È luglio quando i consiglieri chiedono informazioni sui progetti di servizio civile nazionale attivati dal Comune ed eventualmente ancora in itinere. Dai cassetti spunta un accordo di partenariato con l'associazione «Insieme per la vita», negli anni rinnovato dalle amministrazioni: eppure ad oggi nessuno ha memoria di quali fossero i programmi realmente attivati sul territorio. E viene fuori, soprattutto, che dell'esistenza di un servizio civile di volontariato non fossero al corrente i competenti uffici comunali. La questione finisce dunque sotto la lente d'ingrandimento dei carabinieri che delle indagini informano il Servizio civile nazionale. Sentiti i responsabili dell'associazione, si appura che soltanto alcuni dei ragazzi si recavano a casa degli «assistiti», anziani che - oltretutto - venivano scelti dall'associazione stessa. In più, i ragazzi «arruolati» nel progetto - e che ricevevano perciò dalla presidenza del Consiglio la «paga» di 433.80 euro al mese - erano il doppio del numero di anziani individuati dalla stessa associazione come bisognosi di assistenza.
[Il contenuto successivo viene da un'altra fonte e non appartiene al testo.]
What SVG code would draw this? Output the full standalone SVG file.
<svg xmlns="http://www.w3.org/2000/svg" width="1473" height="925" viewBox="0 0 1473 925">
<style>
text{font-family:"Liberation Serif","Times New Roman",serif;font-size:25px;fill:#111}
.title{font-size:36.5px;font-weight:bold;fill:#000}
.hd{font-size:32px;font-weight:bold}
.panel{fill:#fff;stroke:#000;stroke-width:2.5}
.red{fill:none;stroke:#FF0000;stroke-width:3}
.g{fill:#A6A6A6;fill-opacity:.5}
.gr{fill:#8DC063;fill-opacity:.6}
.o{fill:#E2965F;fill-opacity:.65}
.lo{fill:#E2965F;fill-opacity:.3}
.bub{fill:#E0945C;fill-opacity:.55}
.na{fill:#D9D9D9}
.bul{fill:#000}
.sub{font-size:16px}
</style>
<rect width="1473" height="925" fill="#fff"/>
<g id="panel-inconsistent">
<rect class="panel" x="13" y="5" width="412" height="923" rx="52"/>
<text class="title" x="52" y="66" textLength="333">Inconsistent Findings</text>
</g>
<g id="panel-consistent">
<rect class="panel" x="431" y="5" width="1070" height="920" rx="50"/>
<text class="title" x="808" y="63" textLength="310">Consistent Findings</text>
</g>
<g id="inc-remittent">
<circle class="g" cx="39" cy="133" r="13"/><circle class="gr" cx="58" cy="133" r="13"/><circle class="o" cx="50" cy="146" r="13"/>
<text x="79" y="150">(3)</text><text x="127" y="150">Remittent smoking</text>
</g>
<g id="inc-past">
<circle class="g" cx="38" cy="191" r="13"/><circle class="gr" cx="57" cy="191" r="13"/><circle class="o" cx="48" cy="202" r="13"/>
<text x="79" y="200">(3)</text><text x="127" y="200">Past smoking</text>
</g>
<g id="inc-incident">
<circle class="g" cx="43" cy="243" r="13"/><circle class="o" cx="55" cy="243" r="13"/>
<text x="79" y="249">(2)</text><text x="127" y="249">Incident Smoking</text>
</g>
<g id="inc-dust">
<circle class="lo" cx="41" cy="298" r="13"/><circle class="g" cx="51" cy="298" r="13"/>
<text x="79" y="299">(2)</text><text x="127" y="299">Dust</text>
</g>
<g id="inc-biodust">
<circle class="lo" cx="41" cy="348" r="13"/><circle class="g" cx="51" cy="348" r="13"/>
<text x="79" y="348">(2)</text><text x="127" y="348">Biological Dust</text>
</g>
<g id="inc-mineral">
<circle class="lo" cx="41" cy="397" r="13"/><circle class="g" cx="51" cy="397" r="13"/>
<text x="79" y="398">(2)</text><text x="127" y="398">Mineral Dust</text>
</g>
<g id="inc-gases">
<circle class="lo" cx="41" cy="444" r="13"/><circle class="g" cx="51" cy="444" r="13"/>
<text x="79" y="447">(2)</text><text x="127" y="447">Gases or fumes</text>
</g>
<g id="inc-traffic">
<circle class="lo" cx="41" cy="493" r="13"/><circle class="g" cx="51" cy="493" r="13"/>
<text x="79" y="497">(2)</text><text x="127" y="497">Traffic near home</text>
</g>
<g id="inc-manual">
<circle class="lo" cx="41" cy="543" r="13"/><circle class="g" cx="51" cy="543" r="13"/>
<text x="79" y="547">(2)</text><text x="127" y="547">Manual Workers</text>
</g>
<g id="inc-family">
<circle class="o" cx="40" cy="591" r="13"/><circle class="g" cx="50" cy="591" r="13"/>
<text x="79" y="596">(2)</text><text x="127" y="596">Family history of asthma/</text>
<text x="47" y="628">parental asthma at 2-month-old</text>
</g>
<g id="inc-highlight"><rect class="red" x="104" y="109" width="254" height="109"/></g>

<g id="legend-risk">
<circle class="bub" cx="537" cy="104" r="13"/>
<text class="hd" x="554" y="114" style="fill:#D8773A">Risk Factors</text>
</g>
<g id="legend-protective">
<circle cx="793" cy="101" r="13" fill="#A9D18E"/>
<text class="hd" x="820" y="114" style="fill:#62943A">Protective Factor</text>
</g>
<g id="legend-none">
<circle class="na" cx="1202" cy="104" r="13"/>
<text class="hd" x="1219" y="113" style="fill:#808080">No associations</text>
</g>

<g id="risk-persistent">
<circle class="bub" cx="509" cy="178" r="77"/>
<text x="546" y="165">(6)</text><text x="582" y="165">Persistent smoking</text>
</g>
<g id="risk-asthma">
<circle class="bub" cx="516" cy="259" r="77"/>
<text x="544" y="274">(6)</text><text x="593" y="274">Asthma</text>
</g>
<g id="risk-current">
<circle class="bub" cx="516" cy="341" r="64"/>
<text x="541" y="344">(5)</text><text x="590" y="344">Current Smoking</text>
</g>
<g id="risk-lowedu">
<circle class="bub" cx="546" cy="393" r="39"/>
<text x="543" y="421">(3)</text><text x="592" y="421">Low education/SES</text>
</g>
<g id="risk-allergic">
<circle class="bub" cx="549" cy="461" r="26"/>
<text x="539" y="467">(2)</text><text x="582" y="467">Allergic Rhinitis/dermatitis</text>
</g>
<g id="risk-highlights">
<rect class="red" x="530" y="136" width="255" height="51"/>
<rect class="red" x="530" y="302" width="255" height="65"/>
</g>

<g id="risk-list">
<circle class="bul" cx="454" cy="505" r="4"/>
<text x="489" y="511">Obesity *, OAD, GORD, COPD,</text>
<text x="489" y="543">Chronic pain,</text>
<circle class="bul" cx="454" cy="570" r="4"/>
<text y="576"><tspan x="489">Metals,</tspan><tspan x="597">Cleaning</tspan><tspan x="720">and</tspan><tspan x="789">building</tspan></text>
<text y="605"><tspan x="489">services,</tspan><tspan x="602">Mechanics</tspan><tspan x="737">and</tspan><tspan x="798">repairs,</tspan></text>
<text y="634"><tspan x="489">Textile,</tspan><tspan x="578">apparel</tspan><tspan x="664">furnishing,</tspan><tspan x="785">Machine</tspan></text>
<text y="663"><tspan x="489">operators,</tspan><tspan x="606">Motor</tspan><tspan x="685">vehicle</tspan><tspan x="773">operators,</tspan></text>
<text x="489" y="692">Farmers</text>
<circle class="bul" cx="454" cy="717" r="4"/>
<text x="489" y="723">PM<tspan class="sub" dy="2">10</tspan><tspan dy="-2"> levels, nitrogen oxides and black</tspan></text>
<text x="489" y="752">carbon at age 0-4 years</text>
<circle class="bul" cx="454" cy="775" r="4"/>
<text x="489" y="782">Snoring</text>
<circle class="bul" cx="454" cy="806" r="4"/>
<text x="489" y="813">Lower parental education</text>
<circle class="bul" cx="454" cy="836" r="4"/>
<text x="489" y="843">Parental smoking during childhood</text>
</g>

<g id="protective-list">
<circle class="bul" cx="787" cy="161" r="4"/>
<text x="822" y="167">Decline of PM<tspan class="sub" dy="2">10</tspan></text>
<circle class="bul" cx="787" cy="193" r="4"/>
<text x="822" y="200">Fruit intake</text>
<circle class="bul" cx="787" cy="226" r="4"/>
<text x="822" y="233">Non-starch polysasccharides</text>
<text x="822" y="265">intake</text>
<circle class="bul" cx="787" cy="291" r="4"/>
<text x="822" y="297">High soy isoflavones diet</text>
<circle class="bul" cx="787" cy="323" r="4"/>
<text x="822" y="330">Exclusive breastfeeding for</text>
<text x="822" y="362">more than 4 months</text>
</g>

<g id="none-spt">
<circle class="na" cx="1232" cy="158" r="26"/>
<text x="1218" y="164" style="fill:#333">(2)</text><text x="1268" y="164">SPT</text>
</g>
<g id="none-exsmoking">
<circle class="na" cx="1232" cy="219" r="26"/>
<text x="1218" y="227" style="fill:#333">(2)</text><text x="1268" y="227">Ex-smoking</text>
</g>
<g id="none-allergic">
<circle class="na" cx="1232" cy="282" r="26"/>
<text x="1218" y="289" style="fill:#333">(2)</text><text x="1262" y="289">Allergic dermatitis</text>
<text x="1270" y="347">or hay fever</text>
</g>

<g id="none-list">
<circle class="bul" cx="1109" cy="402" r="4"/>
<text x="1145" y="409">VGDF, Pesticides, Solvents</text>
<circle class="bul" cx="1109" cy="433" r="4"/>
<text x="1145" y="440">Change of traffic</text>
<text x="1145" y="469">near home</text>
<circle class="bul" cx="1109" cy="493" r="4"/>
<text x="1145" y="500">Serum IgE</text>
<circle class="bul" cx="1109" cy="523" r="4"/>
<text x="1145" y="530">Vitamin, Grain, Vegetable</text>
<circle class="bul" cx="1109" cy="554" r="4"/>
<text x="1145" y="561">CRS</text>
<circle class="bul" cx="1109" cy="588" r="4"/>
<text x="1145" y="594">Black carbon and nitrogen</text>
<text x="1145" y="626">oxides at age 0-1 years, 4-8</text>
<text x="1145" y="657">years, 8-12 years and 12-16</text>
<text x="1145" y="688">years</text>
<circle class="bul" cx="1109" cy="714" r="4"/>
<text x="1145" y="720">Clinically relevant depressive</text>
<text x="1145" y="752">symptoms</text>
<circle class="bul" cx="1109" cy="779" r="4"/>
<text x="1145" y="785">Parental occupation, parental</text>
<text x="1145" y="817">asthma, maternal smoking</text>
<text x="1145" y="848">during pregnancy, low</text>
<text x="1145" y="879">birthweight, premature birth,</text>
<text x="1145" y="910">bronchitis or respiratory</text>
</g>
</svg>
Ed è per questo che scatta l'intervento della Regione che il 20 settembre, attraverso la Direzione generale per le Politiche sociali e sanitarie, comunica la revoca del progetto tanto al Comune quanto al Dipartimento della gioventù e del Servizio civile di Roma.
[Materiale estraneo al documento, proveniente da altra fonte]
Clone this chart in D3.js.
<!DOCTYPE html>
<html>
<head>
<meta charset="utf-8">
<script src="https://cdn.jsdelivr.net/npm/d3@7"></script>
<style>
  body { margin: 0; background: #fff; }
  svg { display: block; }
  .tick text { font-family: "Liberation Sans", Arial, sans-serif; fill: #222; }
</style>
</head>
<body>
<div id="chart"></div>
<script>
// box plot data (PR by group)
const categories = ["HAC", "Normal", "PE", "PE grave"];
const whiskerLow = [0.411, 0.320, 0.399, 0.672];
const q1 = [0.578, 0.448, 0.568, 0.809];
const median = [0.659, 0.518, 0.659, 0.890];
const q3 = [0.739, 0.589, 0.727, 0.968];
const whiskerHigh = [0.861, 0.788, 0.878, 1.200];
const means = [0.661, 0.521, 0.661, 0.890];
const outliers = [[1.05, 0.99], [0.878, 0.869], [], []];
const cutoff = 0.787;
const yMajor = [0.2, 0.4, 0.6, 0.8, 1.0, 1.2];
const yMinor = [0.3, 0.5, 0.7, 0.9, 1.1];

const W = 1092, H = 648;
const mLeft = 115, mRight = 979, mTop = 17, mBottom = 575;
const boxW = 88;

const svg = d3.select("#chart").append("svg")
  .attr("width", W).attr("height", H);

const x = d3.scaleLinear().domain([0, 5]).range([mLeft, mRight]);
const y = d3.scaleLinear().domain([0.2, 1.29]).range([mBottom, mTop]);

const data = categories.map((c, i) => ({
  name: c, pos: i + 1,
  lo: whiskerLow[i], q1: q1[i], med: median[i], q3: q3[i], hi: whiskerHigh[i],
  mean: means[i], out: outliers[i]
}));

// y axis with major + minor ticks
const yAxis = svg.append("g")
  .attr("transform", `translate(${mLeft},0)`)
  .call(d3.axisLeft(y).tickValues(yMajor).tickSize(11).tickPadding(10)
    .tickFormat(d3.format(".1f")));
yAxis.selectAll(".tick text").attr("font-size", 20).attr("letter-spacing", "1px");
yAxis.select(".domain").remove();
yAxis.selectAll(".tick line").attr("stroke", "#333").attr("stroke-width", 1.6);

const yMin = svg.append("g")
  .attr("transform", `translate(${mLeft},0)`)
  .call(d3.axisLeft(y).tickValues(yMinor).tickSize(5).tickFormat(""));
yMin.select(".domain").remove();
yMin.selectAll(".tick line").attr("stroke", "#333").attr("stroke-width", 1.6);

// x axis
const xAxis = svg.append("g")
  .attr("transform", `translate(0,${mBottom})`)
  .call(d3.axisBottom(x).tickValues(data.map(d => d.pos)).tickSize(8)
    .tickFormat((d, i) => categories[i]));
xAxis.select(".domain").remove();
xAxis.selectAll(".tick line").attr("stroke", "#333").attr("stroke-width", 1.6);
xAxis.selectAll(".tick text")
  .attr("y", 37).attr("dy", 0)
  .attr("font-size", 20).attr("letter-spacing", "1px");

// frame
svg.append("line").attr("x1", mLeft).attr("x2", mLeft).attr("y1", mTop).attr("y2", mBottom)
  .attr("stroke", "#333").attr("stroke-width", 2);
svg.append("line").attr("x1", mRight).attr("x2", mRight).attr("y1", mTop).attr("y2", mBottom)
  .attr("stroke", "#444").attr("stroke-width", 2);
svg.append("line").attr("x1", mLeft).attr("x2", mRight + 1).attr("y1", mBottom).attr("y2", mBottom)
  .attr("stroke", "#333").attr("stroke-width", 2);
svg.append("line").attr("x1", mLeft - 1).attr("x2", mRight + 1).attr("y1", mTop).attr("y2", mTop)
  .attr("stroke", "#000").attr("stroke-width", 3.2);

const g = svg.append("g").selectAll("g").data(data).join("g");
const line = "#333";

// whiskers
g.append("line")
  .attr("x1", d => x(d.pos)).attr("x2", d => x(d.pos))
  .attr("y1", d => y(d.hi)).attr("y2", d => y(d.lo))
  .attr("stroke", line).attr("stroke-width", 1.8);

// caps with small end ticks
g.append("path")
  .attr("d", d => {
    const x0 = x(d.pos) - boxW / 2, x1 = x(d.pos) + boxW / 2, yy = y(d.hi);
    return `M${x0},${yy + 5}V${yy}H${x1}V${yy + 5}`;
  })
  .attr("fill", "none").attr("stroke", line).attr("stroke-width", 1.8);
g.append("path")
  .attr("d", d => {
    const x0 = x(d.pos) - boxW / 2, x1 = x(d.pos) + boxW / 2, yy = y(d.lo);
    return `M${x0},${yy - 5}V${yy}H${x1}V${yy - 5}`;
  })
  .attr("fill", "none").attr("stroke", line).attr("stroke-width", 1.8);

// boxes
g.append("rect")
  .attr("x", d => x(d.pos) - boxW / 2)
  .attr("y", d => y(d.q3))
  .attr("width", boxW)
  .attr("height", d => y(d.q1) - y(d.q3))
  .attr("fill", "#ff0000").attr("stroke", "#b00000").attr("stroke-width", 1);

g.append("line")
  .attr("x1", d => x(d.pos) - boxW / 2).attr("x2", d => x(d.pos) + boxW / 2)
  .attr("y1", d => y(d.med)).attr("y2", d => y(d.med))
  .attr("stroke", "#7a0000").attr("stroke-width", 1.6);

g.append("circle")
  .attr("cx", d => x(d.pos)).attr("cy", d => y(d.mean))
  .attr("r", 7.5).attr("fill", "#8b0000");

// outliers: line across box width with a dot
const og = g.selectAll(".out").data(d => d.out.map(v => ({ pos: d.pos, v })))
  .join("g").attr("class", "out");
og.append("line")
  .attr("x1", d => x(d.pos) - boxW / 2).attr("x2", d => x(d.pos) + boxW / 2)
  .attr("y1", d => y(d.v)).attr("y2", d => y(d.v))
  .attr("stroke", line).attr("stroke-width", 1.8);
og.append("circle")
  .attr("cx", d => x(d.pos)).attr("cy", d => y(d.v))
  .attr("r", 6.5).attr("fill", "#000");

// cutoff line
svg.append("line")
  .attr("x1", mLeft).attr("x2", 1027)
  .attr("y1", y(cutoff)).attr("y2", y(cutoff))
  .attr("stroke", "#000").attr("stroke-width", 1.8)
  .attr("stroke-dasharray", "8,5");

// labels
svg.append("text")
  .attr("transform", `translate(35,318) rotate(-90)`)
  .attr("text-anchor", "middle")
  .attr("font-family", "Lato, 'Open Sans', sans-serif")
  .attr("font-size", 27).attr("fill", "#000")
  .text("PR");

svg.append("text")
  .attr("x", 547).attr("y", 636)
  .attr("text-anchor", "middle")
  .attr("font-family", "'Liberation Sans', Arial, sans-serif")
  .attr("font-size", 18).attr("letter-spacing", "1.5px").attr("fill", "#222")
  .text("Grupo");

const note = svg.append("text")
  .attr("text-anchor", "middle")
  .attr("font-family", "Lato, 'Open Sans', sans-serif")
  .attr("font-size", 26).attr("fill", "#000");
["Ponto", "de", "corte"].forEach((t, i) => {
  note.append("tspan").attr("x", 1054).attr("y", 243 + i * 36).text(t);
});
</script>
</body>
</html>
«Questa storia vede il Comune e tanti giovani nella veste di parti lese», sottolinea il sindaco di San Giorgio a Cremano, Giorgio Zinno, difendendo l'operato dell'amministrazione e degli uffici comunali e definendo «anomalo» il comportamento di una associazione «che sfruttando un accreditamento di sedi comunali» aveva svolto un progetto di servizio civile senza dare alcuna informazione all'amministrazione. «Il Comune - sottolinea il sindaco - non ha avuto alcun dato nè sulle selezioni dei partecipanti, nè sulle attività che avrebbe organizzato l'associazione». La replica non tarda ad arrivare. «A gennaio - spiegano dall'associazione «Insieme per la vita» in una nota - abbiamo inviato una comunicazione ufficiale al Comune per informarlo che era in corso la formazione dei giovani ed era necessario incontrarsi. A questa nostra comunicazione non vi è stato nessun riscontro». «Al solo scopo di non arrecare danni ai giovani si è scelto comunque di procedere all'attivazione del progetto», spiega la presidente dell'associazione Diana Porreca: «Subito dopo il periodo di formazione i giovani si sono recati presso le residenze degli utenti svolgendo regolarmente il proprio dovere. I giovani si appoggiavano alla nostra sede legale - precisa la presidente - non avendo la possibilità di andare presso il Comune».

Ma com'è possibile che di tutto ciò i competenti uffici comunali non sono mai stati al corrente? «È sconcertante immaginare che un ente che rappresenta lo Stato e che dovrebbe industriarsi ogni giorno per offrire servizi alle fasce deboli e opportunità a giovani del proprio territorio, si renda artefice di procedure così poco trasparenti», ha detto ieri mattina in conferenza stampa il senatore M5S Sergio Puglia. L'associazione, tuttavia, non ci sta al j'accuse e ribadisce: «La nostra colpa è stata soltanto quella di non voler sacrificare i giovani che non possono essere vittime di beghe politiche o pseudo tali. Ritenendo ingiusta la decisione della Regione, che ha revocato la convenzione, faremo ricorso al Tar».